Figure 1: Example HAP scenario
Example: fraud detection in supplier invoicing
To help demonstrate the difference that a predictive algorithm could make to a BW data flow, here’s an example where fraudulent supplier invoices are detected. This type of fraud does occur and can be hard to detect, particularly if the fraudulent amounts are small and sporadic.
Old World: Supplier invoices received in ECC flow through to BW via batch processing and are transformed and aggregated before being presented in an invoice report. Potentially, an exceptions report is used which is based on heuristic business rules to flag potential fraudulent behaviour. This is accurate as long as the patterns that indicate such behaviour are understood and included in the business rules behind the report. If conditions change, then it could be that a number of supplier invoices are flagged as suspicious although they are quite legitimate. The business rules would then need to be revised and re-deployed or worse, ignored.
New World: Supplier invoices flow from ECC to BW (on HANA, BW/4HANA, etc.) and are processed automatically by an HAP embedded in a data flow that feed the invoice report. This time, predictive algorithms kick in rather than heuristic business rules, which proceed to look for patterns in the invoice data that appear anomalous and therefore could be flagged as suspicious. The algorithms would have been tuned and refined using historical data and this process would be ongoing as new data arrived. Importantly, what constitutes anomalous behaviour would be decided by the algorithm and validated in an exception report by a human user. If the machine got the wrong answer, this would be taken into account for future processing. The machine would learn from its mistakes.
So, in the “New World” there is no need to re-configure the business rules that deal with detection of fraudulent behaviour, since the predictive algorithm is constantly learning and refining its method for detecting fraud.
A quick demo
HAPs have nine predictive functions available as standard. I applied the “Anomaly Detection” function (0BW_OPER_OUTLIERS) to the dataset provided in the example diagram above to see whether it could truly pick out the anomalous invoices. In order to set this up, I created a small BW data flow to load the transactional invoice data into a DSO as the source for the HAP. For convenience, the output went to a persisted “Analytic Index”, although this could have been another DSO. To compare the results with an industry standard I also processed the same dataset using the “outliers” library in R.
Figure 2: BW on HANA HAP setup
The results are shown below. As you can see, both the R and HAP algorithms identified the cluster of anomalous invoices up in the top right of the scatter plot, although there were some small differences due to a slight difference in the algorithms. What this does show is how useful it can be to be able to test the outputs of an HAP with an alternative but similar benchmark.

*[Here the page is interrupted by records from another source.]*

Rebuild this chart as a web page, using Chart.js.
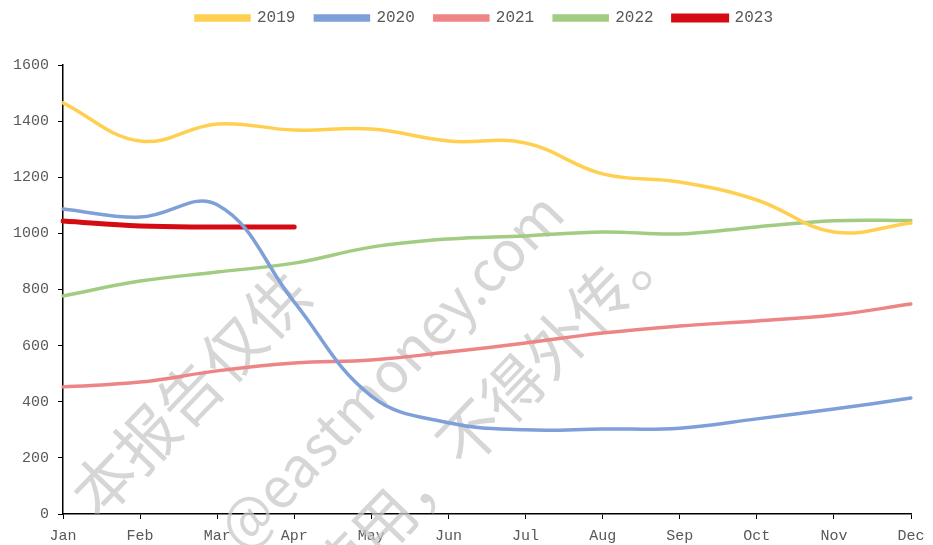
<!DOCTYPE html>
<html lang="en">
<head>
    <meta charset="UTF-8">
    <title>Monthly chart</title>
    <script src="https://cdn.jsdelivr.net/npm/chart.js@4.4.0/dist/chart.umd.min.js"></script>
    <style>
        * {
            margin: 0;
            padding: 0;
            box-sizing: border-box;
        }

        body {
            background: #fff;
            width: 933px;
            height: 545px;
            overflow: hidden;
        }

        .chart-box {
            position: relative;
            width: 933px;
            height: 545px;
        }
    </style>
</head>
<body>
    <div class="chart-box">
        <canvas id="mainChart"></canvas>
    </div>

    <script>
        // Data
        const months = ['Jan', 'Feb', 'Mar', 'Apr', 'May', 'Jun', 'Jul', 'Aug', 'Sep', 'Oct', 'Nov', 'Dec'];
        const y2019 = [1465, 1329, 1390, 1368, 1372, 1329, 1322, 1212, 1183, 1119, 1005, 1037];
        const y2020 = [1087, 1058, 1102, 755, 420, 325, 300, 303, 306, 339, 374, 413];
        const y2021 = [453, 470, 510, 538, 549, 577, 609, 645, 670, 688, 709, 748];
        const y2022 = [777, 830, 862, 894, 951, 980, 991, 1005, 998, 1023, 1045, 1046];
        const y2023 = [1044, 1026, 1023, 1023];
        const yTicks = [0, 200, 400, 600, 800, 1000, 1200, 1400, 1600];

        const labelFont = { family: 'Liberation Mono', size: 15 };
        const labelColor = '#595959';

        // light diagonal watermark behind the lines
        const watermarkLines = [
            { text: '本报告仅供', x: 82, y: 505, size: 62 },
            { text: '@eastmoney.com', x: 228, y: 538, size: 56 },
            { text: '使用，不得外传。', x: 319, y: 589, size: 62 }
        ];

        const watermark = {
            id: 'watermark',
            beforeDatasetsDraw(chart) {
                const ctx = chart.ctx;
                ctx.save();
                ctx.fillStyle = 'rgba(200, 200, 200, 0.75)';
                ctx.textAlign = 'left';
                ctx.textBaseline = 'middle';
                watermarkLines.forEach(w => {
                    ctx.save();
                    ctx.font = w.size + 'px "Noto Sans CJK SC"';
                    ctx.translate(w.x, w.y);
                    ctx.rotate(-46 * Math.PI / 180);
                    ctx.fillText(w.text, 0, 0);
                    ctx.restore();
                });
                ctx.restore();
            }
        };

        // more room under the legend, and nudge it a bit right
        const legendSpace = {
            id: 'legendSpace',
            beforeInit(chart) {
                const fit = chart.legend.fit;
                chart.legend.fit = function () {
                    fit.bind(chart.legend)();
                    this.height += 29;
                };
            },
            afterLayout(chart) {
                chart.legend.left += 27;
                chart.legend.right += 27;
            }
        };

        function series(label, data, color, width) {
            return {
                label: label,
                data: data,
                borderColor: color,
                backgroundColor: color,
                borderWidth: width,
                pointRadius: 0,
                pointHoverRadius: 0,
                tension: 0.4,
                borderCapStyle: 'round',
                fill: false
            };
        }

        new Chart(document.getElementById('mainChart'), {
            type: 'line',
            data: {
                labels: months,
                datasets: [
                    series('2019', y2019, '#ffd050', 3.5),
                    series('2020', y2020, '#7f9fd8', 3.5),
                    series('2021', y2021, '#ee8585', 3.5),
                    series('2022', y2022, '#a1cc82', 3.5),
                    series('2023', y2023, '#d40b12', 5)
                ]
            },
            options: {
                responsive: true,
                maintainAspectRatio: false,
                animation: false,
                layout: {
                    padding: { top: -10, right: 22, bottom: -8, left: 4 }
                },
                plugins: {
                    tooltip: { enabled: false },
                    legend: {
                        position: 'top',
                        labels: {
                            boxWidth: 53,
                            boxHeight: 4,
                            padding: 20,
                            color: labelColor,
                            font: { family: 'Liberation Mono', size: 16 }
                        }
                    }
                },
                scales: {
                    x: {
                        grid: {
                            display: true,
                            drawOnChartArea: false,
                            drawTicks: true,
                            tickLength: 5,
                            color: '#000'
                        },
                        border: { color: '#000', width: 1.5 },
                        ticks: {
                            color: labelColor,
                            font: labelFont,
                            autoSkip: false,
                            maxRotation: 0,
                            padding: 8
                        }
                    },
                    y: {
                        min: 0,
                        max: 1600,
                        afterBuildTicks: axis => {
                            axis.ticks = yTicks.map(v => ({ value: v }));
                        },
                        grid: {
                            display: true,
                            drawOnChartArea: false,
                            drawTicks: true,
                            tickLength: 5,
                            color: '#000'
                        },
                        border: { color: '#000', width: 1.5 },
                        ticks: {
                            color: labelColor,
                            font: labelFont,
                            padding: 9,
                            callback: v => String(v)
                        }
                    }
                }
            },
            plugins: [watermark, legendSpace]
        });
    </script>
</body>
</html>
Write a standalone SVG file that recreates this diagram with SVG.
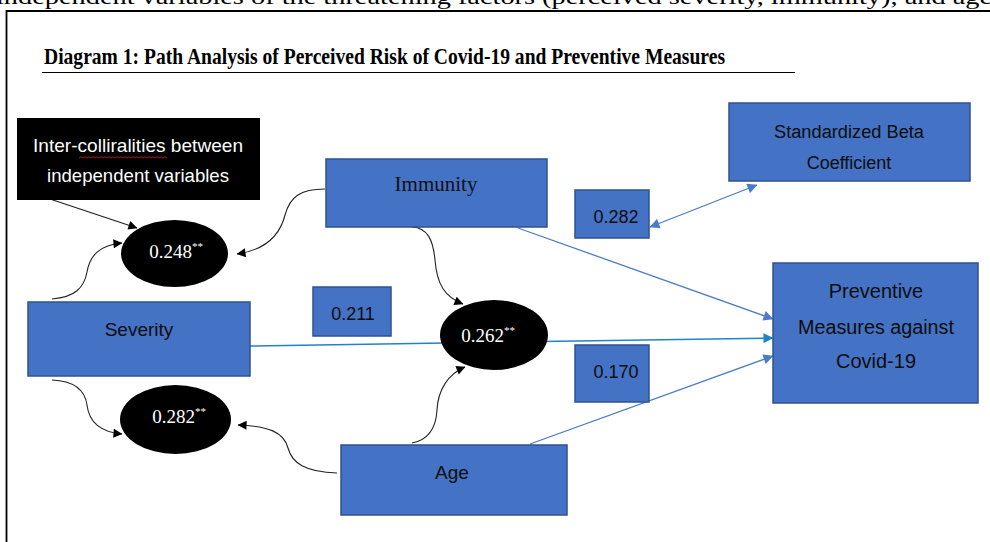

Figure 3: Comparison of performance of outlier detection algorithms: SAP vs. R. Detected outliners are coloured in red.
Deploying this capability in your business
If you have BW on HANA above version 7.4 SP5 or indeed BW/4HANA, then you already have this capability. The next step is to work to identify areas of your business that would benefit from advanced or predictive analytics. If needed, a small “Proof of Concept” (PoC) can then be built that tests whether useful results can be achieved by the application of this technology, before you take the plunge to fully integrate it with your BW landscape. It’s often a good idea to run a PoC or a pilot on the timescale of a few weeks, as this ensures the value of these seemingly complex solutions can be quantified and demonstrated to the business as quickly as possible.
SAP continues to commit to building predictive analytics into its product suite and this is undoubtedly a good thing for all businesses who invest in the newest technologies that SAP has to offer. Both algorithms and computer power are constantly improving and so the quality of predictive processes will also keep improving and new use cases where predictive can play a valuable role will continue to emerge.
*The optical laser was also considered to be a solution looking for a problem, back when it was invented in 1960. The rest, as they say, is history.